■ What you will do ■
Restate each line word for word. Leave out every picture.

■ Supplied data ■
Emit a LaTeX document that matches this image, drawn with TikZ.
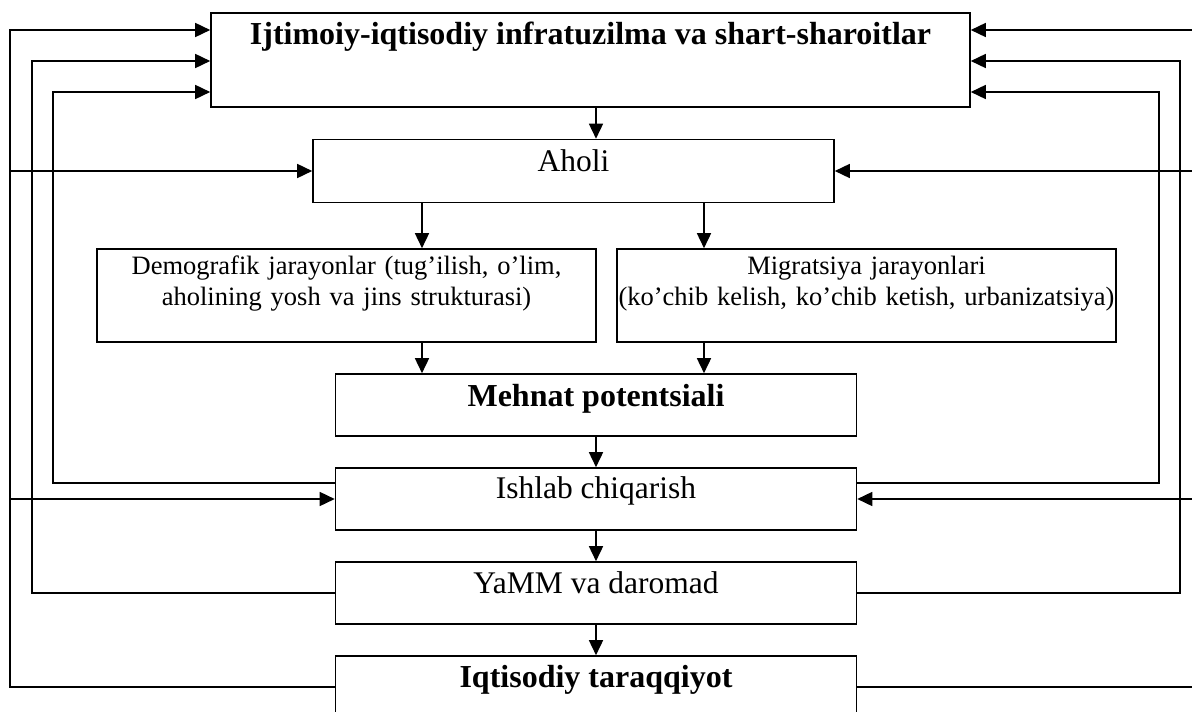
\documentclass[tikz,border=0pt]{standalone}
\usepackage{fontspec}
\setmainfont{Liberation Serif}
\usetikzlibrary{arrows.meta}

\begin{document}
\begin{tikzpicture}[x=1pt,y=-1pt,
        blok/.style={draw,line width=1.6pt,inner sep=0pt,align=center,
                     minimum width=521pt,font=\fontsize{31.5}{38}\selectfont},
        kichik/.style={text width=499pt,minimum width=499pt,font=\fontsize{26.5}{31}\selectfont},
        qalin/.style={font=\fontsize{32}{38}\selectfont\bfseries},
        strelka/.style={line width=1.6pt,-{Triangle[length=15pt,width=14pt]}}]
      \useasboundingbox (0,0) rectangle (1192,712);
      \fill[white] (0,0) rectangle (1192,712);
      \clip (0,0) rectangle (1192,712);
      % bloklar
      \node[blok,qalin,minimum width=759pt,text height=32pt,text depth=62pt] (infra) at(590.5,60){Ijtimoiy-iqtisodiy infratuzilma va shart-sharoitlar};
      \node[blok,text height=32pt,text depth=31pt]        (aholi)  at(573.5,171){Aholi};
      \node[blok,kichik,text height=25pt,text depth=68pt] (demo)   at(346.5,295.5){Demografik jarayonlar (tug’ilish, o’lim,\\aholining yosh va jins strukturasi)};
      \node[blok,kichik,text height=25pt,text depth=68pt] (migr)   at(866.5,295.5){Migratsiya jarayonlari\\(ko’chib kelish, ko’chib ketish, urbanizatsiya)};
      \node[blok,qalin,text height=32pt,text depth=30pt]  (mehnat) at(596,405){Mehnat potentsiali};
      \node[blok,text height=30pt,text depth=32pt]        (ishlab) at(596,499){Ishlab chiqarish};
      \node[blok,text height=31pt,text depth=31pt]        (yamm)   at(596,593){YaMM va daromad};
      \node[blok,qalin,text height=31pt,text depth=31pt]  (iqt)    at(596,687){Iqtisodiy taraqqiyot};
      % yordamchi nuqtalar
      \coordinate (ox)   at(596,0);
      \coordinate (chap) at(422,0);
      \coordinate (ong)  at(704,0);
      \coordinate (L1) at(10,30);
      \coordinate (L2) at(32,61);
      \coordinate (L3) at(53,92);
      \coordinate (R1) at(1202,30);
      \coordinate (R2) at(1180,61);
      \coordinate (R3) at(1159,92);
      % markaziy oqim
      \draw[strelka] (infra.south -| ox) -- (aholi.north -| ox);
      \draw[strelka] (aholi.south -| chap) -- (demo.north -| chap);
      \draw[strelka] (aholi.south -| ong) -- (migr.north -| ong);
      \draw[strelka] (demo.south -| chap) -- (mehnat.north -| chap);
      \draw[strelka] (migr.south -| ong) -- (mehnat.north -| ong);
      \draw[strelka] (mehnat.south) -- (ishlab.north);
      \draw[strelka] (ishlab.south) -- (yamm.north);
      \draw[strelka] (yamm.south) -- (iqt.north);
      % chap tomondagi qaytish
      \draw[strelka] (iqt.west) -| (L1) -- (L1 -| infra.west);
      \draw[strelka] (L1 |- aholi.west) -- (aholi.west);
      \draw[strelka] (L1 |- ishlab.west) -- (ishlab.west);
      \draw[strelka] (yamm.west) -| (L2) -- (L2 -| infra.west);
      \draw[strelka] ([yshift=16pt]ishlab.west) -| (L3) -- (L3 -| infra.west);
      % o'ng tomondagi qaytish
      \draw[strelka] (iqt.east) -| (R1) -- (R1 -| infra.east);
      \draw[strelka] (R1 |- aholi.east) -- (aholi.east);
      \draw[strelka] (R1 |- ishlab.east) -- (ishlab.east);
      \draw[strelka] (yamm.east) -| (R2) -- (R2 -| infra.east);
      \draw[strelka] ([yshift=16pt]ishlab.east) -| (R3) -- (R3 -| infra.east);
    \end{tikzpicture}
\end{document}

■ Exercise solution ■
Emit a LaTeX document that matches this image, drawn with TikZ.
\documentclass[tikz,border=0pt]{standalone}
\usepackage{fontspec}
\setmainfont{Liberation Serif}
\usetikzlibrary{arrows.meta}

\begin{document}
\begin{tikzpicture}[x=1pt,y=-1pt,
        blok/.style={draw,line width=1.6pt,inner sep=0pt,align=center,
                     minimum width=521pt,font=\fontsize{31.5}{38}\selectfont},
        kichik/.style={text width=499pt,minimum width=499pt,font=\fontsize{26.5}{31}\selectfont},
        qalin/.style={font=\fontsize{32}{38}\selectfont\bfseries},
        strelka/.style={line width=1.6pt,-{Triangle[length=15pt,width=14pt]}}]
      \useasboundingbox (0,0) rectangle (1192,712);
      \fill[white] (0,0) rectangle (1192,712);
      \clip (0,0) rectangle (1192,712);
      % bloklar
      \node[blok,qalin,minimum width=759pt,text height=32pt,text depth=62pt] (infra) at(590.5,60){Ijtimoiy-iqtisodiy infratuzilma va shart-sharoitlar};
      \node[blok,text height=32pt,text depth=31pt]        (aholi)  at(573.5,171){Aholi};
      \node[blok,kichik,text height=25pt,text depth=68pt] (demo)   at(346.5,295.5){Demografik jarayonlar (tug’ilish, o’lim,\\aholining yosh va jins strukturasi)};
      \node[blok,kichik,text height=25pt,text depth=68pt] (migr)   at(866.5,295.5){Migratsiya jarayonlari\\(ko’chib kelish, ko’chib ketish, urbanizatsiya)};
      \node[blok,qalin,text height=32pt,text depth=30pt]  (mehnat) at(596,405){Mehnat potentsiali};
      \node[blok,text height=30pt,text depth=32pt]        (ishlab) at(596,499){Ishlab chiqarish};
      \node[blok,text height=31pt,text depth=31pt]        (yamm)   at(596,593){YaMM va daromad};
      \node[blok,qalin,text height=31pt,text depth=31pt]  (iqt)    at(596,687){Iqtisodiy taraqqiyot};
      % yordamchi nuqtalar
      \coordinate (ox)   at(596,0);
      \coordinate (chap) at(422,0);
      \coordinate (ong)  at(704,0);
      \coordinate (L1) at(10,30);
      \coordinate (L2) at(32,61);
      \coordinate (L3) at(53,92);
      \coordinate (R1) at(1202,30);
      \coordinate (R2) at(1180,61);
      \coordinate (R3) at(1159,92);
      % markaziy oqim
      \draw[strelka] (infra.south -| ox) -- (aholi.north -| ox);
      \draw[strelka] (aholi.south -| chap) -- (demo.north -| chap);
      \draw[strelka] (aholi.south -| ong) -- (migr.north -| ong);
      \draw[strelka] (demo.south -| chap) -- (mehnat.north -| chap);
      \draw[strelka] (migr.south -| ong) -- (mehnat.north -| ong);
      \draw[strelka] (mehnat.south) -- (ishlab.north);
      \draw[strelka] (ishlab.south) -- (yamm.north);
      \draw[strelka] (yamm.south) -- (iqt.north);
      % chap tomondagi qaytish
      \draw[strelka] (iqt.west) -| (L1) -- (L1 -| infra.west);
      \draw[strelka] (L1 |- aholi.west) -- (aholi.west);
      \draw[strelka] (L1 |- ishlab.west) -- (ishlab.west);
      \draw[strelka] (yamm.west) -| (L2) -- (L2 -| infra.west);
      \draw[strelka] ([yshift=16pt]ishlab.west) -| (L3) -- (L3 -| infra.west);
      % o'ng tomondagi qaytish
      \draw[strelka] (iqt.east) -| (R1) -- (R1 -| infra.east);
      \draw[strelka] (R1 |- aholi.east) -- (aholi.east);
      \draw[strelka] (R1 |- ishlab.east) -- (ishlab.east);
      \draw[strelka] (yamm.east) -| (R2) -- (R2 -| infra.east);
      \draw[strelka] ([yshift=16pt]ishlab.east) -| (R3) -- (R3 -| infra.east);
    \end{tikzpicture}
\end{document}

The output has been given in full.